Hopeton is an unincorporated community and Census designated place in Woods County, Oklahoma, United States. As of the 2020 census, Hopeton had a population of 22. Hopeton is located along U.S. Route 281, 8 mi south of Alva.
==History==
Hopeton has a post office, with ZIP code 73746.

In 1983, the Hopeton bank was robbed by two armed suspects who fired no shots and caused no injuries. They took less than $7,500 in cash and were arrested within one hour.

A historic one-room schoolhouse is located at the north end of Hopeton.

==Demographics==
Hopeton's ACS estimated population in 2021 was 39 people.

Historical population
| Census | Pop. | Note | %± |
| 2020 | 22 |  | — |
U.S. Decennial Census

===2020 census===
As of the 2020 census, Hopeton had a population of 22. The median age was 34.7 years. 13.6% of residents were under the age of 18 and 13.6% of residents were 65 years of age or older. For every 100 females there were 144.4 males, and for every 100 females age 18 and over there were 137.5 males age 18 and over.

0.0% of residents lived in urban areas, while 100.0% lived in rural areas.
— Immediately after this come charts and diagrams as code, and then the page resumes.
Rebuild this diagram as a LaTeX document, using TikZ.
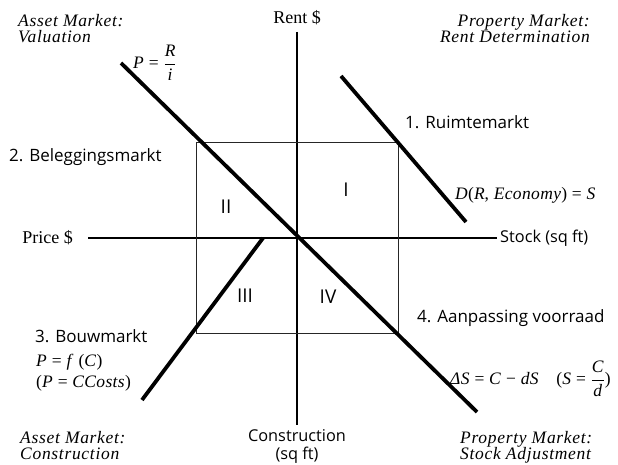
\documentclass[tikz,border=0pt]{standalone}
\usepackage{amsmath}
\usepackage{fontspec}
\setmainfont{Liberation Serif}
\setsansfont{Open Sans}
\usetikzlibrary{positioning,calc}
\newcommand\vr[1]{\textit{#1}}
\tikzset{
  axis/.style={draw=black, line width=1.5pt},
  frame/.style={draw=black!85, line width=1pt},
  curve/.style={draw=black, line width=3.8pt},
  mkt/.style={font=\sffamily\fontsize{17}{20}\selectfont, inner sep=0pt},
  quad/.style={font=\sffamily\fontsize{19}{22}\selectfont, inner sep=0pt},
  ttl/.style={font=\itshape\fontsize{17.5}{16.5}\selectfont\addfontfeatures{LetterSpace=4}, align=left, inner sep=0pt},
  eq/.style={font=\fontsize{17.5}{21}\selectfont\addfontfeatures{LetterSpace=2}, inner sep=0pt},
  axlbl/.style={font=\fontsize{18}{20}\selectfont, inner sep=0pt},
  axsans/.style={font=\sffamily\fontsize{16.3}{18}\selectfont, inner sep=0pt}
}
\begin{document}
\begin{tikzpicture}[x=1pt, y=-1pt]
  \useasboundingbox (0,0) rectangle (618,465);
  % assen
  \coordinate (top) at (297,32);
  \coordinate (bot) at (297,425);
  \coordinate (left) at (88,238);
  \coordinate (right) at (497,238);
  \coordinate (O) at (297,238);
  \draw[axis] (top) -- (bot);
  \draw[axis] (left) -- (right);
  \node[axlbl, above=7pt of top] (rent) {Rent \$};
  \node[axlbl, left=15pt of left] (price) {Price \$};
  \node[axsans, right=3pt of right] (stock) {Stock (sq ft)};
  \node[axsans, below=4pt of bot, align=center] (constr) {Construction\\(sq ft)};
  % rechthoek
  \coordinate (tl) at (196,143);
  \coordinate (br) at (398,333);
  \draw[frame] (tl) rectangle (br);
  % marktlijnen
  \coordinate (IIa) at (121,63);
  \coordinate (IIb) at (477,412);
  \coordinate (Ia) at (341,76);
  \coordinate (Ib) at (466,222);
  \coordinate (IIIa) at (263,238);
  \coordinate (IIIb) at (142,400);
  \draw[curve] (IIa) -- (IIb);
  \draw[curve] (Ia) -- (Ib);
  \draw[curve] (IIIa) -- (IIIb);
  % kwadranten
  \node[quad] (qI) at (346,190) {I};
  \node[quad] (qII) at (226,207) {II};
  \node[quad] (qIII) at (245,296) {III};
  \node[quad] (qIV) at (328,297) {IV};
  % markten
  \node[mkt, anchor=west] (m1) at (405,122) {1. Ruimtemarkt};
  \node[mkt, anchor=west] (m2) at (9,157) {2. Beleggingsmarkt};
  \node[mkt, anchor=west] (m3) at (35,336) {3. Bouwmarkt};
  \node[mkt, anchor=west] (m4) at (417,318) {4. Aanpassing voorraad};
  % titels
  \node[ttl, anchor=north west] (tAV) at (18,14) {Asset Market:\\Valuation};
  \node[ttl, anchor=north east, align=right] (tPR) at (590,14) {Property Market:\\Rent Determination};
  \node[ttl, anchor=north west] (tAC) at (20,431) {Asset Market:\\Construction};
  \node[ttl, anchor=north west] (tPS) at (460,431) {Property Market:\\Stock Adjustment};
  % vergelijkingen
  \node[eq, anchor=west] (eqII) at (133,63) {\vr{P} = $\dfrac{\vr{R}}{\vr{i}}$};
  \node[eq, anchor=west] (eqI) at (455,195) {\vr{D}(\vr{R}, \vr{Economy}) = \vr{S}};
  \node[eq, anchor=west, align=left] (eqIII) at (36,373) {\vr{P} = \vr{f} (\vr{C})\\(\vr{P} = \vr{CCosts})};
  \node[eq, anchor=west] (eqIV) at (450,379) {\vr{ΔS} = \vr{C} − \vr{dS}\quad(\vr{S} = $\dfrac{\vr{C}}{\vr{d}}$)};
\end{tikzpicture}
\end{document}
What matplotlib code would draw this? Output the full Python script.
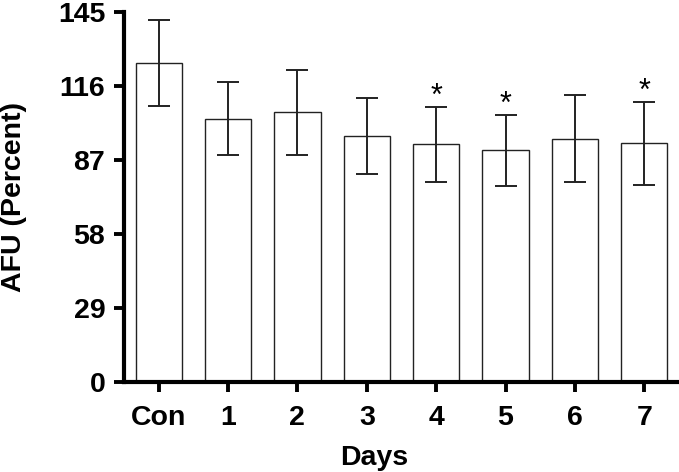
import matplotlib
matplotlib.use("Agg")
import matplotlib.pyplot as plt

# values
categories = ["Con", "1", "2", "3", "4", "5", "6", "7"]
means = [125.0, 103.1, 105.6, 96.4, 93.1, 90.7, 95.4, 93.5]
errors = [17.0, 14.3, 16.6, 14.9, 14.6, 14.0, 17.0, 16.3]
significant = [False, False, False, False, True, True, False, True]
yticks = [0, 29, 58, 87, 116, 145]

plt.rcParams["font.family"] = ["Liberation Sans", "DejaVu Sans"]

fig = plt.figure(figsize=(6.79, 4.72), dpi=100)
ax = fig.add_axes([0.1826, 0.191, 0.8174, 0.7836])

x = list(range(len(categories)))
ax.bar(x, means, width=0.667, color="white", edgecolor="#222222", linewidth=1.0, zorder=2)
ax.errorbar(x, means, yerr=errors, fmt="none", ecolor="#222222", elinewidth=1.4,
            capsize=8, capthick=1.4, zorder=3)

# significance stars sit just above the upper cap
for xi, m, e, s in zip(x, means, errors, significant):
    if s:
        ax.text(xi, m + e - 2.0, "*", ha="center", va="bottom", fontsize=22)

ax.set_xlim(-0.5, 7.5)
ax.set_ylim(0, 145)
ax.set_yticks(yticks)
ax.set_xticks(x)
ax.set_xticklabels(categories)

for side in ["top", "right"]:
    ax.spines[side].set_visible(False)
for side in ["left", "bottom"]:
    ax.spines[side].set_linewidth(3)

ax.tick_params(axis="both", length=7.5, width=2.8, labelsize=20.5)
ax.tick_params(axis="y", pad=6)
ax.tick_params(axis="x", pad=9)
for lab in ax.get_xticklabels() + ax.get_yticklabels():
    lab.set_fontweight("bold")

ax.set_ylabel("AFU (Percent)", fontsize=20.5, fontweight="bold")
ax.set_xlabel("Days", fontsize=20.5, fontweight="bold")
ax.yaxis.set_label_coords(-0.175, 0.5)
ax.xaxis.set_label_coords(0.45, -0.17)

plt.savefig("out.png", dpi=100)
plt.close()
There were 6 households in Hopeton, of which 0.0% had children under the age of 18 living in them. Of all households, 0.0% were married-couple households, 0.0% were households with a male householder and no spouse or partner present, and 100.0% were households with a female householder and no spouse or partner present. About 50.0% of all households were made up of individuals and 16.7% had someone living alone who was 65 years of age or older.

There were 19 housing units, of which 68.4% were vacant. The homeowner vacancy rate was 0.0% and the rental vacancy rate was 14.3%.

Racial composition as of the 2020 census
| Race | Number | Percent |
|---|---|---|
| White | 22 | 100.0% |
| Black or African American | 0 | 0.0% |
| American Indian and Alaska Native | 0 | 0.0% |
| Asian | 0 | 0.0% |
| Native Hawaiian and Other Pacific Islander | 0 | 0.0% |
| Some other race | 0 | 0.0% |
| Two or more races | 0 | 0.0% |
| Hispanic or Latino (of any race) | 0 | 0.0% |

==Economy==
Hopeton State Bank is an independently-owned bank located in Hopeton, chartered in 1919.

The Farmers Cooperative Association of Alva operates a seasonal grain elevator in Hopeton. It is located along the BNSF railway tracks on the Avard Subdivision.